** begin **

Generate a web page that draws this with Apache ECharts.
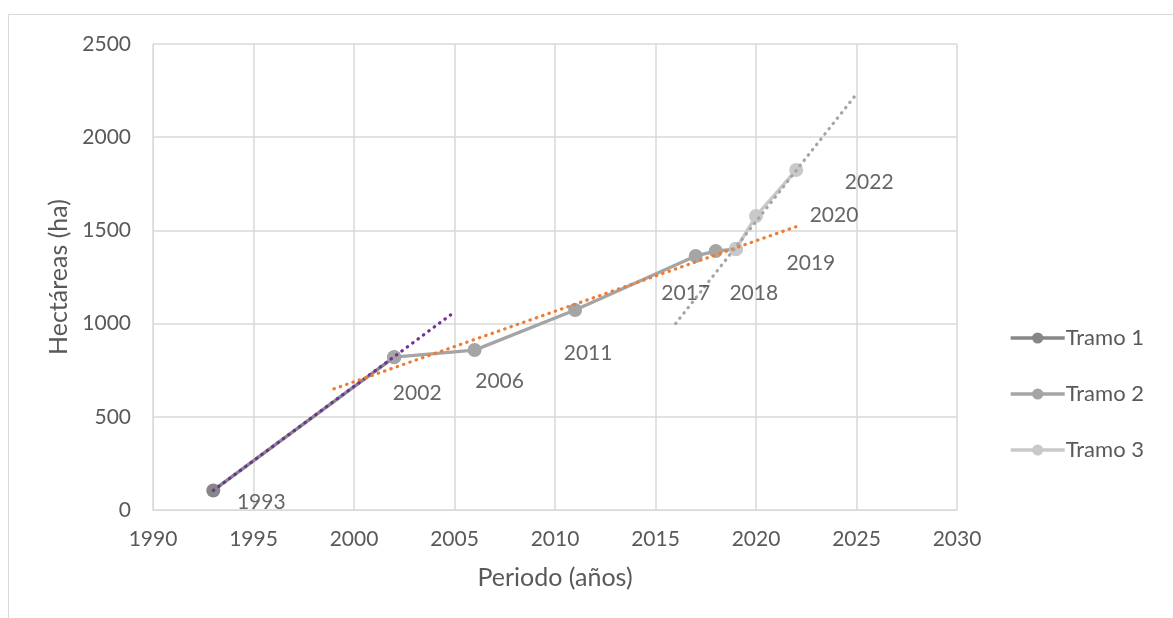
<!DOCTYPE html>
<html>
<head>
<meta charset="utf-8">
<script src="https://cdn.jsdelivr.net/npm/echarts@6/dist/echarts.min.js"></script>
<style>
html,body{margin:0;padding:0;background:#fff;}
#chart{width:1173px;height:618px;}
</style>
</head>
<body>
<div id="chart"></div>
<script>
// Data
const tramo1Years = [1993, 2002];
const tramo1Values = [105, 820];
const tramo2Years = [2002, 2006, 2011, 2017, 2018, 2019];
const tramo2Values = [820, 858, 1073, 1363, 1389, 1400];
const tramo3Years = [2019, 2020, 2022];
const tramo3Values = [1400, 1577, 1824];

// Trend lines (end points)
const trend1 = [[1993, 105], [2005, 1062]];
const trend2 = [[1999, 650], [2022, 1520]];
const trend3 = [[2016, 1000], [2025, 2232]];

// Point labels (years) and their values
const labelYears = [1993, 2002, 2006, 2011, 2017, 2018, 2019, 2020, 2022];
const labelValues = [105, 820, 858, 1073, 1363, 1389, 1400, 1577, 1824];
// label offsets (style)
const labelOffsets = [[48,12],[23,36],[25,31],[13,43],[-10,37],[38,42],[75,14],[78,-1],[73,12]];

const xTicks = [1990, 1995, 2000, 2005, 2010, 2015, 2020, 2025, 2030];
const yTicks = [0, 500, 1000, 1500, 2000, 2500];

const zip = (xs, ys) => xs.map((x, i) => [x, ys[i]]);
const FONT = 'Lato';
const txt = '#595959';

const chart = echarts.init(document.getElementById('chart'), null, {renderer: 'canvas'});

function lineSeries(name, xs, ys, color) {
  return {
    name, type: 'line', data: zip(xs, ys),
    symbol: 'circle', symbolSize: 14,
    itemStyle: {color},
    lineStyle: {color, width: 3.4},
    z: 3
  };
}
function trendSeries(data, color) {
  return {
    type: 'line', data, symbol: 'none', silent: true,
    lineStyle: {color, width: 3.2, type: [0.5, 6.2], cap: 'round'},
    z: 4
  };
}

chart.setOption({
  animation: false,
  backgroundColor: '#fff',
  textStyle: {fontFamily: FONT},
  graphic: [{
    type: 'rect', silent: true,
    shape: {x: 8.5, y: 14.5, width: 1400, height: 900},
    style: {fill: 'none', stroke: '#d9d9d9', lineWidth: 1}
  }],
  grid: {left: 153, top: 44, right: 216, bottom: 108, containLabel: false},
  legend: {
    orient: 'vertical', left: 1004, top: 322,
    data: ['Tramo 1', 'Tramo 2', 'Tramo 3'],
    itemWidth: 54, itemHeight: 14, itemGap: 34,
    lineStyle: {width: 3.4},
    textStyle: {fontFamily: FONT, fontSize: 22, color: txt, padding: [0,0,0,-4]}
  },
  xAxis: {
    type: 'value', min: xTicks[0], max: xTicks[xTicks.length-1], interval: 5,
    name: 'Periodo (años)', nameLocation: 'middle', nameGap: 55,
    nameTextStyle: {fontFamily: FONT, fontSize: 25, color: txt},
    axisLine: {show: true, lineStyle: {color: '#d9d9d9', width: 1}},
    axisTick: {show: false},
    axisLabel: {fontFamily: FONT, fontSize: 21, color: txt, margin: 19,
      formatter: v => String(v)},
    splitLine: {show: true, lineStyle: {color: '#d9d9d9', width: 1.5}}
  },
  yAxis: {
    type: 'value', min: yTicks[0], max: yTicks[yTicks.length-1], interval: 500,
    name: 'Hectáreas (ha)', nameLocation: 'middle', nameGap: 57,
    nameTextStyle: {fontFamily: FONT, fontSize: 25, color: txt},
    axisLine: {show: true, lineStyle: {color: '#d9d9d9', width: 1}},
    axisTick: {show: false},
    axisLabel: {fontFamily: FONT, fontSize: 21, color: txt, margin: 22,
      formatter: v => String(v)},
    splitLine: {show: true, lineStyle: {color: '#d9d9d9', width: 1.5}}
  },
  series: [
    lineSeries('Tramo 1', tramo1Years, tramo1Values, '#878787'),
    lineSeries('Tramo 2', tramo2Years, tramo2Values, '#a5a5a5'),
    lineSeries('Tramo 3', tramo3Years, tramo3Values, '#c9c9c9'),
    trendSeries(trend1, '#7030a0'),
    trendSeries(trend2, '#ed7d31'),
    trendSeries(trend3, '#a5a5a5'),
    {
      type: 'scatter', silent: true, symbolSize: 0, z: 5,
      data: labelYears.map((y, i) => ({
        value: [y, labelValues[i]],
        label: {offset: labelOffsets[i]}
      })),
      label: {show: true, position: 'inside', formatter: p => String(p.value[0]),
        fontFamily: FONT, fontSize: 21, color: '#404040'}
    }
  ]
});
</script>
</body>
</html>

** end **

__WHAT TO WORK ON__
Output exactly the span of lines from the top of the listing through the line holding "const trend3 = [[2016, 1000], [2025, 2232]];", and leave every picture out.

__RESPONSE TO THIS TASK__
Generate a web page that draws this with Apache ECharts.
<!DOCTYPE html>
<html>
<head>
<meta charset="utf-8">
<script src="https://cdn.jsdelivr.net/npm/echarts@6/dist/echarts.min.js"></script>
<style>
html,body{margin:0;padding:0;background:#fff;}
#chart{width:1173px;height:618px;}
</style>
</head>
<body>
<div id="chart"></div>
<script>
// Data
const tramo1Years = [1993, 2002];
const tramo1Values = [105, 820];
const tramo2Years = [2002, 2006, 2011, 2017, 2018, 2019];
const tramo2Values = [820, 858, 1073, 1363, 1389, 1400];
const tramo3Years = [2019, 2020, 2022];
const tramo3Values = [1400, 1577, 1824];

// Trend lines (end points)
const trend1 = [[1993, 105], [2005, 1062]];
const trend2 = [[1999, 650], [2022, 1520]];
const trend3 = [[2016, 1000], [2025, 2232]];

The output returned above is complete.